Sergio is eager to offer you his succulent selection. There is a large pot a-boilin’ from which he extracts the finest innards. These he proceeds to chop mercilessly, a most merciful act as far as your queasy stomach is concerned. Onto a crusty roll goes the minced mess, bestrewn with salt, salsa verde, and hot chili oil. The top of the roll takes a quick bagno in the brodo and suddenly in your hand you’ve got Florence between two pieces of bread.


It wants you to eat it. Uno, due, tre…and…down she goes! Salty, spicy, slippery, the strips of stomach slink their way down your esophagus. Swallow. Perhaps a brief wave of nausea…but the flavor! It beckons another bite. (Admittedly, a swig of some libation, cold and strong, would have been ideal to wash it all down. It’s 5 o’clock somewhere, no?) The entirety of the stomach now in your own, you glance up to see a sly look of satisfaction and pride sneak up Sergio’s face.

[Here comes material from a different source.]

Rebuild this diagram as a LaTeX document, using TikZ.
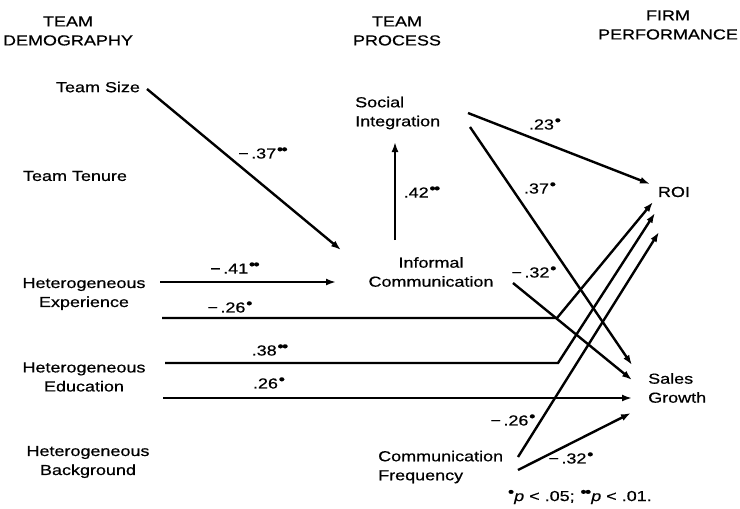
\documentclass[tikz,border=0pt]{standalone}
\usepackage{fontspec}
\setmainfont{Liberation Sans}[FakeStretch=1.24,FakeBold=0.6]
\usetikzlibrary{arrows.meta}
\newcommand\sigA{\kern0.05em\raisebox{0.3em}{\textbullet}}
\newcommand\sigB{\kern0.05em\raisebox{0.3em}{\textbullet\kern-0.12em\textbullet}}
\begin{document}
\begin{tikzpicture}[x=1pt,y=-1pt,
  every node/.style={font=\fontsize{14.5}{19}\selectfont, inner sep=0pt, align=center},
  conn/.style={line width=2.4pt},
  arr/.style={line width=2.4pt, -{Latex[length=10pt,width=7pt]}}]
\useasboundingbox (0,0) rectangle (740,509);
% headers
\node (h1) at (68,31) {TEAM\\DEMOGRAPHY};
\node (h2) at (397,31) {TEAM\\PROCESS};
\node (h3) at (668,25) {FIRM\\PERFORMANCE};
% variables
\node (ts) at (98,87) {Team Size};
\node (tt) at (75,176) {Team Tenure};
\node (he) at (84,294) {Heterogeneous\\Experience};
\node (hd) at (84,377) {Heterogeneous\\Education};
\node (hb) at (88,462) {Heterogeneous\\Background};
\node[anchor=west, align=left] (si) at (355,113) {Social\\Integration};
\node (ic) at (431,272) {Informal\\Communication};
\node[anchor=west, align=left] (cf) at (378,467) {Communication\\Frequency};
\node (roi) at (674,192) {ROI};
\node[anchor=west, align=left] (sg) at (648,388) {Sales\\Growth};
\node[anchor=west] (fn) at (507,497) {\sigA\textit{p} < .05; \sigB\textit{p} < .01.};
% connector endpoints
\coordinate (tsO) at (147,89);
\coordinate (icInL) at (341,250);
\coordinate (icOutT) at (395,240);
\coordinate (siIn) at (395,142);
\coordinate (siO1) at (468,113);
\coordinate (siO2) at (470,127);
\coordinate (roiIn1) at (650,184);
\coordinate (roiIn2) at (653,202);
\coordinate (roiIn3) at (655,213);
\coordinate (roiIn4) at (659,232);
\coordinate (sgIn1) at (632,365);
\coordinate (sgIn2) at (632,380);
\coordinate (sgIn3) at (632,398);
\coordinate (sgIn4) at (631,413);
\coordinate (icO) at (513,283);
\coordinate (heO1) at (160,282);
\coordinate (icInH) at (336,282);
\coordinate (heO2) at (162,318);
\coordinate (k1) at (557,318);
\coordinate (hdO1) at (165,363);
\coordinate (k2) at (558,363);
\coordinate (hdO2) at (163,398);
\coordinate (cfO1) at (518,457);
\coordinate (cfO2) at (518,470);
% connectors
\draw[arr] (tsO) -- (icInL);
\draw[arr] (icOutT) -- (siIn);
\draw[arr] (siO1) -- (roiIn1);
\draw[arr] (siO2) -- (sgIn1);
\draw[arr] (icO) -- (sgIn2);
\draw[arr] (heO1) -- (icInH);
\draw[arr] (heO2) -- (k1) -- (roiIn2);
\draw[arr] (hdO1) -- (k2) -- (roiIn3);
\draw[arr] (hdO2) -- (sgIn3);
\draw[arr] (cfO1) -- (roiIn4);
\draw[arr] (cfO2) -- (sgIn4);
% coefficient labels
\node (l1) at (263,153) {−\,.37\sigB};
\node (l2) at (422,192) {.42\sigB};
\node (l3) at (545,124) {.23\sigA};
\node (l4) at (540,188) {.37\sigA};
\node (l5) at (534,272) {−\,.32\sigA};
\node (l6) at (235,268) {−\,.41\sigB};
\node (l7) at (230,307) {−\,.26\sigA};
\node (l8) at (270,350) {.38\sigB};
\node (l9) at (269,383) {.26\sigA};
\node (l10) at (513,420) {−\,.26\sigA};
\node (l11) at (571,458) {−\,.32\sigA};
\end{tikzpicture}
\end{document}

Herein is your first taste, your first glimpse of the City of Lilies, a city that’s practical, rough around the edges, an acquired taste that you’ve acquired with a few bites. Will every experience in and of this new place be so terrible and so splendid? Perhaps, but you can’t say with certainty. What you do know is that you have found place: real people, real tradition, real food, real life on a real street corner. It is oddity. It is a thing divine. Perhaps a Deo gratias! wells up inside. This is the common man’s Florence, in a sense, the only real Florence.